What does it mean when a dust collector is advertised to have a "1 micron" filter? I don't know what a "1 micron" filter is. I can't find any industry or government standards or test methods that define a micron rating for air filters. Everything I've seen rates collection efficiency.

So, I'd really like to hear your opinion on the meaning of a "micron rating" for a dust collector filter. My opinion is that it's just marketing fluff that has no defined meaning.

What do you think?


----------



## DaveMills (Jan 17, 2020)

I've always assumed it meant that when in good working order (i.e. new) it filters out everything larger than one micron.


----------



## GR8HUNTER (Jun 13, 2016)

a metric unit of length equal to one millionth of a meter :<))))


----------



## Fresch (Feb 21, 2013)

https://www.envirosafetyproducts.com/resources/dust-masks-whats-the-difference.html
You can find wood dust size on this list, 
GR8HUNTER has the correct size.


----------



## clagwell (Dec 20, 2018)

> a metric unit of length equal to one millionth of a meter :<))))
> 
> - GR8HUNTER





> https://www.envirosafetyproducts.com/resources/dust-masks-whats-the-difference.html
> You can find wood dust size on this list,
> GR8HUNTER has the correct size.
> 
> - Fresch


Yes, good information there. My question though, was about the filter, not the dust. That is, what does a so-called "1 micron" rating tell you about the filter efficiency?


----------



## GR8HUNTER (Jun 13, 2016)

sorry I misunderstood :

filter efficiency refers to a measure of a filters ability to collect and retain particles of a specific size example if a filter can collect and retain 95% of particles that are 25 micron-sized or larger the filter can be said to be 95% efficient at 25 microns In other words a micron rating of 25 at 95% efficiency :<))

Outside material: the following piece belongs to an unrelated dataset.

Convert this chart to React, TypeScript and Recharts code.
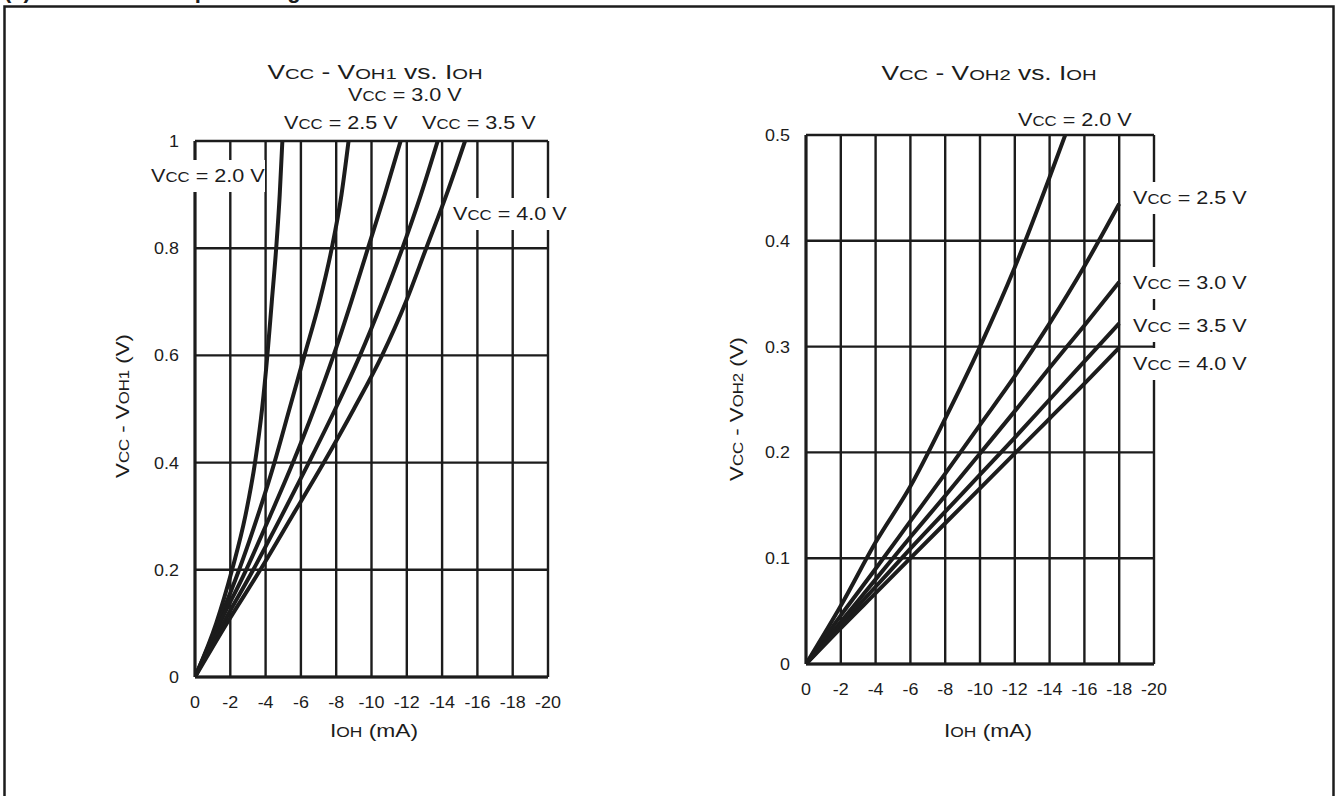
import React from 'react';
import { LineChart, Line, XAxis, YAxis, CartesianGrid } from 'recharts';

// IOH (mA) ticks and the two Y scales
const xTicks = [0, -2, -4, -6, -8, -10, -12, -14, -16, -18, -20];
const y1Ticks = [0, 0.2, 0.4, 0.6, 0.8, 1];
const y2Ticks = [0, 0.1, 0.2, 0.3, 0.4, 0.5];

// VCC - VOH1 vs. IOH
const voh1Vcc20 = [
  { i: 0, v: 0 }, { i: -1.2, v: 0.1 }, { i: -2.1, v: 0.2 }, { i: -2.85, v: 0.3 },
  { i: -3.4, v: 0.4 }, { i: -3.8, v: 0.5 }, { i: -4.1, v: 0.6 }, { i: -4.35, v: 0.7 },
  { i: -4.6, v: 0.8 }, { i: -4.8, v: 0.9 }, { i: -4.95, v: 1.0 },
];
const voh1Vcc25 = [
  { i: 0, v: 0 }, { i: -1.3, v: 0.1 }, { i: -2.5, v: 0.2 }, { i: -3.55, v: 0.3 },
  { i: -4.5, v: 0.4 }, { i: -5.35, v: 0.5 }, { i: -6.2, v: 0.6 }, { i: -7.05, v: 0.7 },
  { i: -7.75, v: 0.8 }, { i: -8.3, v: 0.9 }, { i: -8.7, v: 1.0 },
];
const voh1Vcc30 = [
  { i: 0, v: 0 }, { i: -1.4, v: 0.1 }, { i: -2.9, v: 0.2 }, { i: -4.25, v: 0.3 },
  { i: -5.55, v: 0.4 }, { i: -6.75, v: 0.5 }, { i: -7.85, v: 0.6 }, { i: -8.85, v: 0.7 },
  { i: -9.8, v: 0.8 }, { i: -10.75, v: 0.9 }, { i: -11.65, v: 1.0 },
];
const voh1Vcc35 = [
  { i: 0, v: 0 }, { i: -1.6, v: 0.1 }, { i: -3.3, v: 0.2 }, { i: -4.9, v: 0.3 },
  { i: -6.45, v: 0.4 }, { i: -7.95, v: 0.5 }, { i: -9.35, v: 0.6 }, { i: -10.6, v: 0.7 },
  { i: -11.75, v: 0.8 }, { i: -12.8, v: 0.9 }, { i: -13.75, v: 1.0 },
];
const voh1Vcc40 = [
  { i: 0, v: 0 }, { i: -1.8, v: 0.1 }, { i: -3.7, v: 0.2 }, { i: -5.5, v: 0.3 },
  { i: -7.3, v: 0.4 }, { i: -9.0, v: 0.5 }, { i: -10.6, v: 0.6 }, { i: -11.95, v: 0.7 },
  { i: -13.1, v: 0.8 }, { i: -14.25, v: 0.9 }, { i: -15.3, v: 1.0 },
];

// VCC - VOH2 vs. IOH
const voh2Vcc20 = [
  { i: 0, v: 0 }, { i: -2, v: 0.055 }, { i: -4, v: 0.115 }, { i: -6, v: 0.168 },
  { i: -8, v: 0.232 }, { i: -10, v: 0.3 }, { i: -12, v: 0.375 }, { i: -14, v: 0.46 },
  { i: -14.9, v: 0.5 },
];
const voh2Vcc25 = [
  { i: 0, v: 0 }, { i: -2, v: 0.046 }, { i: -4, v: 0.09 }, { i: -6, v: 0.135 },
  { i: -8, v: 0.18 }, { i: -10, v: 0.226 }, { i: -12, v: 0.272 }, { i: -14, v: 0.322 },
  { i: -16, v: 0.376 }, { i: -18, v: 0.435 },
];
const voh2Vcc30 = [
  { i: 0, v: 0 }, { i: -2, v: 0.04 }, { i: -4, v: 0.08 }, { i: -6, v: 0.12 },
  { i: -8, v: 0.159 }, { i: -10, v: 0.199 }, { i: -12, v: 0.239 }, { i: -14, v: 0.28 },
  { i: -16, v: 0.32 }, { i: -18, v: 0.361 },
];
const voh2Vcc35 = [
  { i: 0, v: 0 }, { i: -2, v: 0.037 }, { i: -4, v: 0.073 }, { i: -6, v: 0.109 },
  { i: -8, v: 0.144 }, { i: -10, v: 0.179 }, { i: -12, v: 0.214 }, { i: -14, v: 0.25 },
  { i: -16, v: 0.286 }, { i: -18, v: 0.322 },
];
const voh2Vcc40 = [
  { i: 0, v: 0 }, { i: -2, v: 0.034 }, { i: -4, v: 0.067 }, { i: -6, v: 0.1 },
  { i: -8, v: 0.133 }, { i: -10, v: 0.166 }, { i: -12, v: 0.199 }, { i: -14, v: 0.232 },
  { i: -16, v: 0.265 }, { i: -18, v: 0.299 },
];

const vccNames = ['2.0', '2.5', '3.0', '3.5', '4.0'];
const voh1Series = [voh1Vcc20, voh1Vcc25, voh1Vcc30, voh1Vcc35, voh1Vcc40];
const voh2Series = [voh2Vcc20, voh2Vcc25, voh2Vcc30, voh2Vcc35, voh2Vcc40];

const FONT = '"Liberation Sans", Arial, Helvetica, sans-serif';
const INK = '#1c1c1c';

// label placement (page px): left x, baseline y, white box width
const leftLabelPos = [
  { x: 151, y: 182, w: 118 },
  { x: 284, y: 129, w: 0 },
  { x: 348, y: 101, w: 0 },
  { x: 422, y: 129, w: 0 },
  { x: 453, y: 220, w: 118 },
];
const rightLabelPos = [
  { x: 1018, y: 126, w: 0 },
  { x: 1133, y: 204, w: 116 },
  { x: 1133, y: 289, w: 116 },
  { x: 1133, y: 332, w: 116 },
  { x: 1133, y: 370, w: 116 },
];

// text with small-caps style subscripts: [big, small, big, small ...]
const Mixed = ({ parts, big, small }: { parts: string[]; big: number; small: number }) => (
  <>
    {parts.map((p, k) => (
      <tspan key={k} fontSize={k % 2 === 0 ? big : small}>{p}</tspan>
    ))}
  </>
);

const Stretch = ({ x, y, sx, rotate = 0, anchor = 'start', children }: any) => (
  <g transform={`translate(${x},${y}) rotate(${rotate}) scale(${sx},1)`}>
    <text x={0} y={0} textAnchor={anchor} fontFamily={FONT} fill={INK}>{children}</text>
  </g>
);

const XTick = ({ x, y, payload }: any) => (
  <g transform={`translate(${x},${y + 31}) scale(1.12,1)`}>
    <text x={0} y={0} textAnchor="middle" fontFamily={FONT} fontSize={16} fill={INK}>
      {payload.value}
    </text>
  </g>
);

const YTick = ({ x, y, payload }: any) => (
  <g transform={`translate(${x},${y + 6}) scale(1.12,1)`}>
    <text x={0} y={0} textAnchor="end" fontFamily={FONT} fontSize={16} fill={INK}>
      {payload.value}
    </text>
  </g>
);

const Panel = ({ series, yTicks, yMax, left, top, margin }: any) => (
  <div style={{ position: 'absolute', left, top }}>
    <LineChart width={500} height={720} margin={margin}>
      <CartesianGrid stroke={INK} strokeWidth={2.4} />
      <XAxis
        type="number"
        dataKey="i"
        domain={[-20, 0]}
        reversed
        ticks={xTicks}
        interval={0}
        height={40}
        tickSize={0}
        tickMargin={0}
        axisLine={{ stroke: INK, strokeWidth: 3 }}
        tick={<XTick />}
        allowDataOverflow
      />
      <YAxis
        type="number"
        dataKey="v"
        domain={[0, yMax]}
        ticks={yTicks}
        interval={0}
        width={60}
        tickSize={0}
        tickMargin={16}
        axisLine={{ stroke: INK, strokeWidth: 3 }}
        tick={<YTick />}
        allowDataOverflow
      />
      {series.map((d: any[], k: number) => (
        <Line
          key={k}
          data={d}
          dataKey="v"
          type="monotone"
          stroke={INK}
          strokeWidth={4}
          dot={false}
          isAnimationActive={false}
        />
      ))}
    </LineChart>
  </div>
);

const VccLabel = ({ pos, name }: any) => (
  <g>
    {pos.w > 0 && <rect x={pos.x - 4} y={pos.y - 22} width={pos.w} height={32} fill="#fff" />}
    <Stretch x={pos.x} y={pos.y} sx={1.2}>
      <Mixed parts={['V', 'CC', ` = ${name} V`]} big={18} small={14} />
    </Stretch>
  </g>
);

export default function App() {
  return (
    <div style={{ position: 'absolute', left: 0, top: 0, width: 1340, height: 796, background: '#fff', overflow: 'hidden' }}>
      {/* plot left 195..548, top 141..677 */}
      <Panel
        series={voh1Series}
        yTicks={y1Ticks}
        yMax={1}
        left={100}
        top={40}
        margin={{ top: 101, right: 52, bottom: 43, left: 35 }}
      />
      {/* plot left 806..1154, top 135..664 */}
      <Panel
        series={voh2Series}
        yTicks={y2Ticks}
        yMax={0.5}
        left={700}
        top={40}
        margin={{ top: 95, right: 46, bottom: 56, left: 46 }}
      />
      <svg width={1340} height={796} style={{ position: 'absolute', left: 0, top: 0, pointerEvents: 'none' }}>
        <text x={4} y={-2} fontFamily={FONT} fontWeight="bold" fontSize={22} fill={INK}>
          (2) VCC - VOH Output Voltage Characteristics
        </text>
        <rect x={4.5} y={6.5} width={1329} height={800} fill="none" stroke={INK} strokeWidth={2.5} />

        <Stretch x={375} y={79} sx={1.35} anchor="middle">
          <Mixed parts={['V', 'CC', ' - V', 'OH1', ' vs. I', 'OH']} big={19.5} small={15} />
        </Stretch>
        <Stretch x={989} y={80} sx={1.35} anchor="middle">
          <Mixed parts={['V', 'CC', ' - V', 'OH2', ' vs. I', 'OH']} big={19.5} small={15} />
        </Stretch>

        <Stretch x={374} y={737} sx={1.2} anchor="middle">
          <Mixed parts={['I', 'OH', ' (mA)']} big={19} small={14.5} />
        </Stretch>
        <Stretch x={988} y={737} sx={1.2} anchor="middle">
          <Mixed parts={['I', 'OH', ' (mA)']} big={19} small={14.5} />
        </Stretch>

        <Stretch x={129} y={406} sx={1.2} rotate={-90} anchor="middle">
          <Mixed parts={['V', 'CC', ' - V', 'OH1', ' (V)']} big={18.5} small={14} />
        </Stretch>
        <Stretch x={743} y={409} sx={1.2} rotate={-90} anchor="middle">
          <Mixed parts={['V', 'CC', ' - V', 'OH2', ' (V)']} big={18.5} small={14} />
        </Stretch>

        {vccNames.map((n, k) => (
          <VccLabel key={'l' + k} pos={leftLabelPos[k]} name={n} />
        ))}
        {vccNames.map((n, k) => (
          <VccLabel key={'r' + k} pos={rightLabelPos[k]} name={n} />
        ))}
      </svg>
    </div>
  );
}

I hope this is clear to you its hard to explain


----------



## wapakfred (Jul 29, 2011)

When a filter says it's "1 micron", to me that's always meant the pore size in the filter. A 1 micron filter will actually capture smaller particles once a dust cake has built up on it. Some bags (like AFF) claim that the dust cake is part of the filtering media and their bags are meant to shed excess dust cake (the singe the fuzz off the inside to accomplish this). A lot of tests I've read have the bags/filters "seasoned" by sucking an amount of flour or fine sawdust through them before trying to measure filtering efficiency. But Tony described the way the filtration efficiency should be stated, it will remove xx% of particles xx micron in size. Not many do that.


----------



## ibewjon (Oct 2, 2010)

I looked at AAF bags, problem was I needed a second shop just for the bags. Good filtration needs a large area of filter to pass the air out. And yes, what I have read goes with the percentage of particles a particular micron size and larger. So not only is size important, percentage rating is also. A 10%rating on a 1 micron filter leaves 90% of the partials floating around the shop.


----------



## mdhills (Mar 12, 2011)

I believe this is a marketing description of the filter.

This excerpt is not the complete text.